Since 1923 • For a greater Loyola

The Maroon

Since 1923 • For a greater Loyola

The Maroon

Since 1923 • For a greater Loyola

The Maroon

New aid open to students

Starting in August 2013, seven Loyola students will be awarded $15,000 a year as a part of a new scholarship program with the Taylor Foundation.

Following negotiations between the foundation and Loyola, the scholarship will be available to all first-year students for the next 12 years. Students must be Louisiana residents, in their first semester out of high school and they must maintain a GPA specific to the Taylor Opportunity Program for Students.

“We do have some individual scholarships at Louisiana State University, University of New Orleans and Xavier but the biggest scholarship will be at Loyola,” James Caillier said, executive director of the Taylor Foundation.

Salvadore Liberto, vice president of enrollment management and associate provost, said Loyola is in the process of deciding how they will select students for the scholarship.

“For the scholarship, we will be looking at students from Louisiana who need significant financial aid and have a strong academic performance in high school, ” Liberto said.

The scholarship will award selected students $60,000 over a four-year span.

Every year from fall 2012 through 2025, the Taylor foundation will give seven new students the scholarship for each graduating class.

“We want the university to select the students who, for whatever reason, could benefit from a scholarship, whether it’s to attract them to Loyola, or to keep them at Loyola, or to offer additional financial support,” Caillier said.

The Taylor Foundation began in Louisiana in the 1970s with Phyllis and Patrick Taylor.
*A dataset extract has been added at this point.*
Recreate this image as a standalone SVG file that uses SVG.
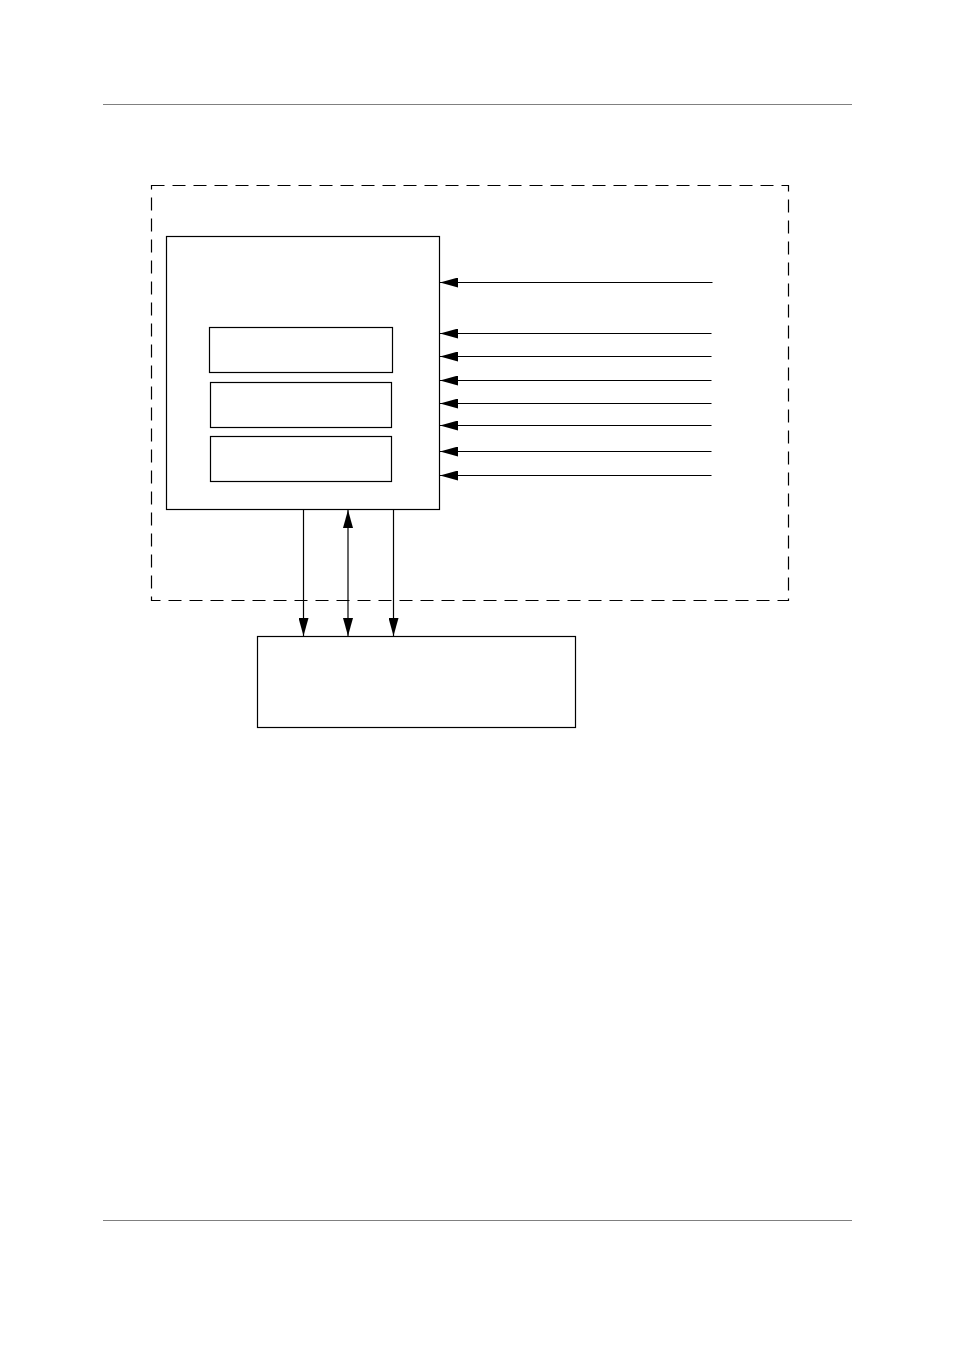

In 1989, the foundation also started the Taylor Opportunity Program for Students, which became a state-funded private or public university scholarship program.

“The Taylors have no children, but they wanted to make sure that children in Louisiana could go to college,” Caillier said.

Caillier cited close ties between the foundation and Loyola as a key component in the foundation’s decision to give Loyola over $1 million over the next 12 years. The former university President, the Rev. James Carter, S.J., served on the Taylor Foundation’s education committee.

Caillier said he will return to Loyola’s board of trustees in the fall.

“Those various associations to Fr. Wildes, and me being on the board of trustees, Loyola became the favorite university,” Caillier said.

Eligible students can simultaneously receive both the state-funded scholarships provided by the Taylor Opportunity Program and the privately funded Taylor Foundation scholarship.

Caillier said he has hopes for the new scholarship.

“We want the best and the brightest to go to Loyola and we want to help support their initiative,” Caillier said.